Tuesday, March 22, 2005
Here, John Udell takes a look at one wikipedia entry from its very beginning over a span of a year and a half. The website follows the screenshots of the entry of Heavy Metal Umlaut. I just can't get over how interesting it is. I think I have watched the presentation three times. I am not interested in Heavy Metal at all, but I have seen This is Spinal Tap, so there is that.
But my real interest is in how this teaches me things about wikipedia and how this will affect my future in education. These are my very jumbled thoughts.
- I was in the library a few weeks ago when an English teacher came in with her students and asked the librarian what she thought about Wikipedia. Her students were working on a research paper and some of them wanted to cite Wikipedia. I was standing there and I couldn't help jumping in. I can't remember now if the librarian was even familiar with what Wikipedia was, how much she knew, or if she had just heard nasty rumors and was following them. But anyway, the teacher and librarian were both against the students citing wikipedia. Which I can understand. First of all it is new. People are scared of it. "Did you know that anyone can change the information!" ooooh. And secondly, teachers have a hard enough time getting students to use paper books, journals, and databases that they now feel frustration with another thing that seems to have all of the answers. Third, some people say that you don't know if it is factual, it is not reliable. So even when I said to the teacher and librarian that wikipedia has so much potential, I could understand why they resist.
- But I know the counterarguments: Sure it is new. Many things are new. Get over it.
- Yes it is a new form of writing. But that's what makes it so exciting.
- Factual/reliable/tested argument: I could argue that this is even more tested then some books out there. If something is in paper form, we regard it as something that has been researched or proven. The thing is, these wikipedia entries COULD BE monitored and revised by those same people who are writing those books. The experts have the ability to write what they know and correct any thing that is wrong. If they get involved, that is.
- I am not in the classroom yet. All I know comes from my library courses, my teacher certification courses, and what I see when I am at my library internship or subbing and what I read on the internet. So I don't really know if what I would do if my students were charged with researching and wanted to use the wikipedia. My options
- Saying yes or no (with no strings, explanations, or complaints)
- Teaching them how to judge for themselves if what they read makes sense according to other places they have found information. (ha. Is this possible?)
- Making them back up their facts with another source. (Is this fair?)
- Making them print out the wikipedia page from which they get their info. This seems to make sense, because even if the information is correct, there is the possibility that it will change on the website. Of course, maybe they could just note their time of access so the history page would show what they accessed. Oh! Need a new citation format for wikipedia entries.

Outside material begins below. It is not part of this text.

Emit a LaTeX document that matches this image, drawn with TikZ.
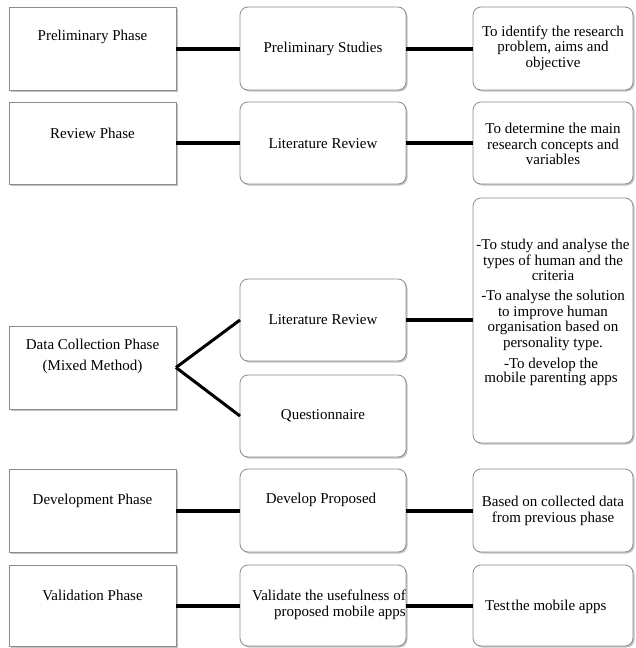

- Treating the students like guinea pigs to show how factual wikipedia is. Have students pair up and choose a subject to research. One student must use only wikipedia, while the other student can use anything but wikipedia. Then the students read each other's papers, compare what they found, and write a paper about that.
- The fascinating thing about watching this website was how it showed how fast vandal's profanity was taken off of the website. About 6 minutes into the video, Udell looks at a period of time when a vandal filled the article with a repetition of vulgar words. One minute later the words were removed. This addition and removal occurred a few times over the next few minutes. Then Udell remarked how he thought maybe the vandal was removing the comments himself. How else could the comments go away so fast? But after looking at the history log, it was proven that these were two different people. So perhaps some certain words or huge revisions raise flags for someone somewhere who can then go in and delete?I don't know this but maybe it is a possibility.
- these articles are monitored and read and changed. Over time, the best explanations and articles are formed. But what about that one second in time where there are facts that are indeed incorrect? How often does this happen and how quickly are they changed? Does this happen more at the beginning of an article's lifespan or all through time? All questions that are interesting but I do not know.